══ INFORMATION SUPPLIED ══

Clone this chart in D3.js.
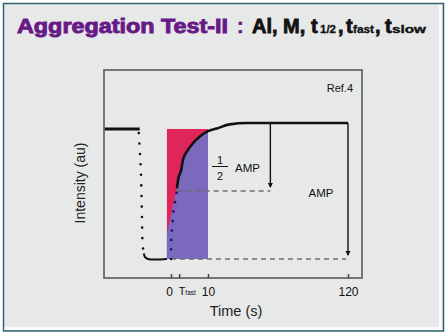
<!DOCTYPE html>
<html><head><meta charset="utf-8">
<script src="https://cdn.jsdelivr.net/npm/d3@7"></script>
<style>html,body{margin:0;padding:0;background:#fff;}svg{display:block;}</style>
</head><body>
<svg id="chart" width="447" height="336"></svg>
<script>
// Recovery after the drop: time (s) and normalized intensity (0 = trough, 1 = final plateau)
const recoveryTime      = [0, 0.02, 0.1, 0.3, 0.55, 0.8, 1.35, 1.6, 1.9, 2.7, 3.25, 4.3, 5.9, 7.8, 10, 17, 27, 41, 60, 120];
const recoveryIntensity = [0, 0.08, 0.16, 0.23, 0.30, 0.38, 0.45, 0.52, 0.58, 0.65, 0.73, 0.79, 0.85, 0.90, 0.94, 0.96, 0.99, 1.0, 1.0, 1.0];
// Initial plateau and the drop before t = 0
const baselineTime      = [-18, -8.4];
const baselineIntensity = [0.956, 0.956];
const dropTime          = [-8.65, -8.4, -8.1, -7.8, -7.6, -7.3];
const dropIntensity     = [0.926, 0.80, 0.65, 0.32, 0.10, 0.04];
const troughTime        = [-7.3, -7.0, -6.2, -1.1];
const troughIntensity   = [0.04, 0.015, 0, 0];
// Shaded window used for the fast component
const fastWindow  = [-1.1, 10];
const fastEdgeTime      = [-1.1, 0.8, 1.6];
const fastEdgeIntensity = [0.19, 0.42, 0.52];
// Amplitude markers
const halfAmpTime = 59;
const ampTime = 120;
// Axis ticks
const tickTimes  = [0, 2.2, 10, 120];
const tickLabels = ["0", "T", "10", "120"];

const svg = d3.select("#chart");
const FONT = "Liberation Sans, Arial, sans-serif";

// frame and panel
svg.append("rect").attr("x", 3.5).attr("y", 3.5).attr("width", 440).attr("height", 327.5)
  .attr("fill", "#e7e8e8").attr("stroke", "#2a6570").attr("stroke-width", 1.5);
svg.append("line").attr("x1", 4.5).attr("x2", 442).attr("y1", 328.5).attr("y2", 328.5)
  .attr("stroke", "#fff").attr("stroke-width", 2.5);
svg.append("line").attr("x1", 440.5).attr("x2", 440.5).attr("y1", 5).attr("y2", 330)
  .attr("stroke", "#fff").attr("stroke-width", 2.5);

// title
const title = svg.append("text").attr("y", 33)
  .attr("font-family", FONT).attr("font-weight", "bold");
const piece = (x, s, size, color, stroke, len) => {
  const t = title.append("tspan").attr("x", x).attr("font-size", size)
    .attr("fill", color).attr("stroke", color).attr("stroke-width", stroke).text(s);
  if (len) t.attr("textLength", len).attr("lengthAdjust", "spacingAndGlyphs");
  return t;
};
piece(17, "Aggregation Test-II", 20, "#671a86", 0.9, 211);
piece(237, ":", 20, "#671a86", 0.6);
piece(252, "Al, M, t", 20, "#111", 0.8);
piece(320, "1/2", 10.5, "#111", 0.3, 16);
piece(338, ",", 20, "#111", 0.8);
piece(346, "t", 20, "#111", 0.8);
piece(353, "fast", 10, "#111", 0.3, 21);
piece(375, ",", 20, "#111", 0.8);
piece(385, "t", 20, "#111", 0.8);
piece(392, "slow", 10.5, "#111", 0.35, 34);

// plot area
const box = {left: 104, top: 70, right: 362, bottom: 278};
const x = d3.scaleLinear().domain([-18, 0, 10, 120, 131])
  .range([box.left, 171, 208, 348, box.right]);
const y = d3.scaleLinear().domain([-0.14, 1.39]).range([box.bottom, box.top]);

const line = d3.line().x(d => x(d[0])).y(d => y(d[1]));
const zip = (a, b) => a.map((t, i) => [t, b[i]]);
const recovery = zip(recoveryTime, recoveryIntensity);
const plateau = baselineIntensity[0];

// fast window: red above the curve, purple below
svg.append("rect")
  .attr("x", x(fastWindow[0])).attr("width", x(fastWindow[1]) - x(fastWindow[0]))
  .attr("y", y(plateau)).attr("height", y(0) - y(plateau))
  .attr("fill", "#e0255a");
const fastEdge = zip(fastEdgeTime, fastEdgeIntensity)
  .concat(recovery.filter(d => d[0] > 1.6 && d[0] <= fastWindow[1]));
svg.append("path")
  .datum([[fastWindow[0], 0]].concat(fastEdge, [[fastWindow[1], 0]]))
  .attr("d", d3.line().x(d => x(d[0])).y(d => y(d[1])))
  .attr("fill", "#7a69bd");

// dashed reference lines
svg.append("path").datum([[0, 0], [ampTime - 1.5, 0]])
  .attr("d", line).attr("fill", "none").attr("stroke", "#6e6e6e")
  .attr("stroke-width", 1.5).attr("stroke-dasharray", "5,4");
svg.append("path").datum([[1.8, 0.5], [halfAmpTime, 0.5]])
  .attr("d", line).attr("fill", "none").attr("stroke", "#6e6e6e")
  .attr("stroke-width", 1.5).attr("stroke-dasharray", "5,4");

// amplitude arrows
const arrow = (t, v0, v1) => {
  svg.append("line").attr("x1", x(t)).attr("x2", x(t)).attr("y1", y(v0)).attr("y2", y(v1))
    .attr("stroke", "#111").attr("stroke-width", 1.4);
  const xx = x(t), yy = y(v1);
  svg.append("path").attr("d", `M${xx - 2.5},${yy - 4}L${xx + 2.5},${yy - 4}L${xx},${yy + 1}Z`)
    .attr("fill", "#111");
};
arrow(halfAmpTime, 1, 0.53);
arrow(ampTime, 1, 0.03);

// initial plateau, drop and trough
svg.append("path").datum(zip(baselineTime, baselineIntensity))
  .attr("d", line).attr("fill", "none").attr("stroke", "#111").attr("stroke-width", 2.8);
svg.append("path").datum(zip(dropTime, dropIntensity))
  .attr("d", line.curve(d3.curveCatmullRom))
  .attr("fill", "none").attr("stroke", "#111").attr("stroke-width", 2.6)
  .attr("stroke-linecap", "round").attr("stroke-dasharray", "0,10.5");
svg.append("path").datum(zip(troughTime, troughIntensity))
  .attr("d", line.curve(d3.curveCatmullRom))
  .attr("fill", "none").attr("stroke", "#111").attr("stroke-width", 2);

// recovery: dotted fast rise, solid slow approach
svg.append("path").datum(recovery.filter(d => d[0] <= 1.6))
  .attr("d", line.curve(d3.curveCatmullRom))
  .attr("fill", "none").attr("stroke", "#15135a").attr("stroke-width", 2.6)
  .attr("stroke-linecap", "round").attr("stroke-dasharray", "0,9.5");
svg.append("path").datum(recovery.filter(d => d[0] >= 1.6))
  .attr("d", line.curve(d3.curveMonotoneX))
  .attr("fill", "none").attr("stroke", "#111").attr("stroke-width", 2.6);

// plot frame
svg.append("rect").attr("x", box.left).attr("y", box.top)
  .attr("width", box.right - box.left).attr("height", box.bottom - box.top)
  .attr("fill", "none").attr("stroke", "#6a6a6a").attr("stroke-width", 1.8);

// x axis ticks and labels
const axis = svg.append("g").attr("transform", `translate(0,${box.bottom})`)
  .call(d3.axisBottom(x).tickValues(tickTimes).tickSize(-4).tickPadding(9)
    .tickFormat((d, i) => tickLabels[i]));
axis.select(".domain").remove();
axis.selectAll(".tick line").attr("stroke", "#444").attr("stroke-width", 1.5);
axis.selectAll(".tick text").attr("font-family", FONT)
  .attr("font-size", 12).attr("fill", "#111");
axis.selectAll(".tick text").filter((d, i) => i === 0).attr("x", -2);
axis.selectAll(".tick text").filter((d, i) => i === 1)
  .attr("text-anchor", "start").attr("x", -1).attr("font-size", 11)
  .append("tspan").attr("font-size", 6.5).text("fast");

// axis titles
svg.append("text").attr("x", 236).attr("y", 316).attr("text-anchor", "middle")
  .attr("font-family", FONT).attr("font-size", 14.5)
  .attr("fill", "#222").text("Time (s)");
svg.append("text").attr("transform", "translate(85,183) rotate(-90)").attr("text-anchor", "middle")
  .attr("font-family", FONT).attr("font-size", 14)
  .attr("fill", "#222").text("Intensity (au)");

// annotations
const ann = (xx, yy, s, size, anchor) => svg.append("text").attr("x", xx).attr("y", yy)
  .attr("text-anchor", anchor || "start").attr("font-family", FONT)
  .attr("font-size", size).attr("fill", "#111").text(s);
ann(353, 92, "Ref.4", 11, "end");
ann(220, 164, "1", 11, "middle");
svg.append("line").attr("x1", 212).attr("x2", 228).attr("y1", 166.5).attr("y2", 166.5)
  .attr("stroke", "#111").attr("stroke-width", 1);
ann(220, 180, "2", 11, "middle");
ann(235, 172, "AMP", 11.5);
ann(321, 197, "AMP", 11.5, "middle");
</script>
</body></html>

═══

[INSTRUCTIONS TO FOLLOW]
Pull out all lines of the data with the string "chart".

[SOLVED PROBLEM]
Clone this chart in D3.js.
<svg id="chart" width="447" height="336"></svg>
const svg = d3.select("#chart");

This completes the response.